As a people of God we gather together this morning to give thanks in 1)Praise of God’s Eternatlity (Ps. 90 1-2)
2) The Perception of our Frailty (Ps. 90 3-13)
The opposite of being thankful is being presumptuous.
This situation should cause us to consider out time
Proverbs 27:1 [27:1]Do not boast about tomorrow, for you do not know what a day may bring.
James 4:13-14 [13]Come now, you who say, "Today or tomorrow we will go into such and such a town and spend a year there and trade and make a profit"-- [14]yet you do not know what tomorrow will bring. What is your life? For you are a mist that appears for a little time and then vanishes. (ESV)
-When we are most thankful for what we materially or physically have, then we are foolish, for they are fleeting and so subject to change.
Please turn to Gen. 3
Psalm 90:3 [3]You return man to dust and say, "Return, O children of man!"
-The translation is best understood as dust and not “Destruction” as some translations put it. The Jehovah’s Witnesses and other annihilationist like to use that translation to say that sinners will ultimately be destroyed.
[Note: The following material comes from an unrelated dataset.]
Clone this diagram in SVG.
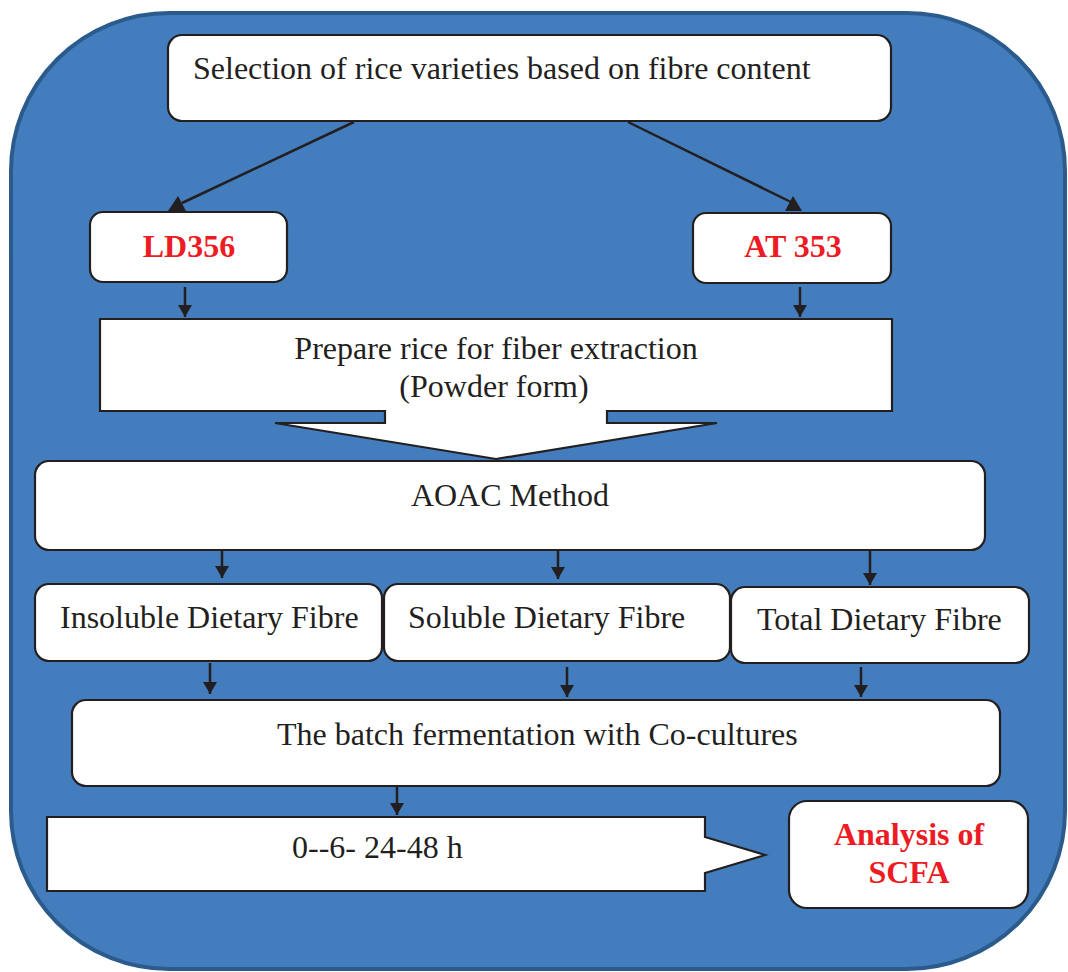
<svg xmlns="http://www.w3.org/2000/svg" width="1068" height="972" viewBox="0 0 1068 972">
<defs>
<style>
.box{fill:#ffffff;stroke:#231f20;stroke-width:2.2}
.t{font-family:"Liberation Serif","Times New Roman",serif;font-size:32px;fill:#231f20}
.r{font-family:"Liberation Serif","Times New Roman",serif;font-size:32px;font-weight:bold;fill:#ed1c24}
.c{text-anchor:middle}
.ln{stroke:#231f20;stroke-width:2.5;fill:none}
.ah{fill:#231f20}
</style>
<marker id="arr" viewBox="0 0 12 14" refX="12" refY="7" markerWidth="12" markerHeight="14" orient="auto" markerUnits="userSpaceOnUse">
<path d="M0,0 L12,7 L0,14 Z" fill="#231f20"/>
</marker>
</defs>
<rect x="0" y="0" width="1068" height="972" fill="#ffffff"/>
<rect id="background" x="11" y="13" width="1054" height="956" rx="158" ry="158" fill="#437dbd" stroke="#2b5b8c" stroke-width="4"/>

<g id="connectors">
<line class="ln" x1="354" y1="122" x2="182" y2="203"/>
<polygon class="ah" points="168,211 186,211 178,196"/>
<line class="ln" x1="628" y1="122" x2="793" y2="203"/>
<polygon class="ah" points="785,211 802,211 793,196"/>
<line class="ln" x1="185" y1="287" x2="185" y2="317" marker-end="url(#arr)"/>
<line class="ln" x1="800" y1="287" x2="800" y2="317" marker-end="url(#arr)"/>
<line class="ln" x1="222" y1="551" x2="222" y2="578" marker-end="url(#arr)"/>
<line class="ln" x1="558" y1="551" x2="558" y2="579" marker-end="url(#arr)"/>
<line class="ln" x1="870" y1="551" x2="870" y2="585" marker-end="url(#arr)"/>
<line class="ln" x1="210" y1="663" x2="210" y2="694" marker-end="url(#arr)"/>
<line class="ln" x1="567" y1="667" x2="567" y2="697" marker-end="url(#arr)"/>
<line class="ln" x1="861" y1="667" x2="861" y2="697" marker-end="url(#arr)"/>
<line class="ln" x1="397" y1="787" x2="397" y2="815" marker-end="url(#arr)"/>
</g>

<g id="selection">
<rect class="box" x="168" y="35" width="723" height="86" rx="14"/>
<text class="t" x="193" y="79">Selection of rice varieties based on fibre content</text>
</g>
<g id="ld356">
<rect class="box" x="90" y="212" width="197" height="70" rx="13"/>
<text class="r c" x="189" y="257">LD356</text>
</g>
<g id="at353">
<rect class="box" x="693" y="213" width="198" height="70" rx="13"/>
<text class="r c" x="793" y="257">AT 353</text>
</g>
<g id="prepare">
<path class="box" d="M100,319 H892 V411 H607 V423 H717 L496,459 L275,423 H385 V411 H100 Z"/>
<text class="t c" x="496" y="359">Prepare rice for fiber extraction</text>
<text class="t c" x="494" y="397">(Powder form)</text>
</g>
<g id="aoac">
<rect class="box" x="35" y="461" width="950" height="89" rx="14"/>
<text class="t c" x="510" y="506">AOAC Method</text>
</g>
<g id="insoluble">
<rect class="box" x="35" y="584" width="347" height="77" rx="14"/>
<text class="t" x="60" y="628">Insoluble Dietary Fibre</text>
</g>
<g id="soluble">
<rect class="box" x="384" y="584" width="346" height="77" rx="14"/>
<text class="t" x="408" y="628">Soluble Dietary Fibre</text>
</g>
<g id="total">
<rect class="box" x="731" y="587" width="298" height="76" rx="14"/>
<text class="t" x="757" y="630">Total Dietary Fibre</text>
</g>
<g id="batch">
<rect class="box" x="72" y="700" width="928" height="86" rx="14"/>
<text class="t" x="277" y="745">The batch fermentation with Co-cultures</text>
</g>
<g id="time">
<path class="box" d="M47,817 H705 V837 L765,855 L705,873 V891 H47 Z"/>
<text class="t" x="292" y="858">0--6- 24-48 h</text>
</g>
<g id="scfa">
<rect class="box" x="789" y="801" width="239" height="107" rx="18"/>
<text class="r c" x="909" y="845">Analysis of</text>
<text class="r c" x="909" y="883">SCFA</text>
</g>
</svg>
Gen 3:17 And to Adam he said, "Because you have listened to the voice of your wife and have eaten of the tree of which I commanded you, ’You shall not eat of it,’ cursed is the ground because of you; in pain you shall eat of it all the days of your life; Gen 3:18 thorns and thistles it shall bring forth for you; and you shall eat the plants of the field. Gen 3:19 By the sweat of your face you shall eat bread, till you return to the ground, for out of it you were taken; for you are dust, and to dust you shall return."
-Sin has very real consequences. Because of sin, we suffer against a planet in rebellion, work is difficult, and our bodies deteriorate until death, when we return to the dust from what we were first created.
-The ultimate solution to the environmental problem is not the UN, Keyoto teaties or councils on climate change, but holiness.
-We show our thanks to God, as we live in obedience to God’s decrees, we will be good stewards of His resources.
We must realize that things can change:
Psalm 90:5-7 [5]You sweep them away as with a flood; they are like a dream, like grass that is renewed in the morning: [6]in the morning it flourishes and is renewed; in the evening it fades and withers. [7]For we are brought to an end by your anger; by your wrath we are dismayed.
The physical bodies of the human race wear out by the effects of God’s judgment on sin in the universe (cf. Deut. 4:25–28; 11:16, 17). Death is by sin (Rom. 5:12).
-Perhaps we feel that we have eluded the effects of sin. But Sin takes a physical, mental, and relational toll.
-This Psalm remember was written to a generation that suffered because of sin.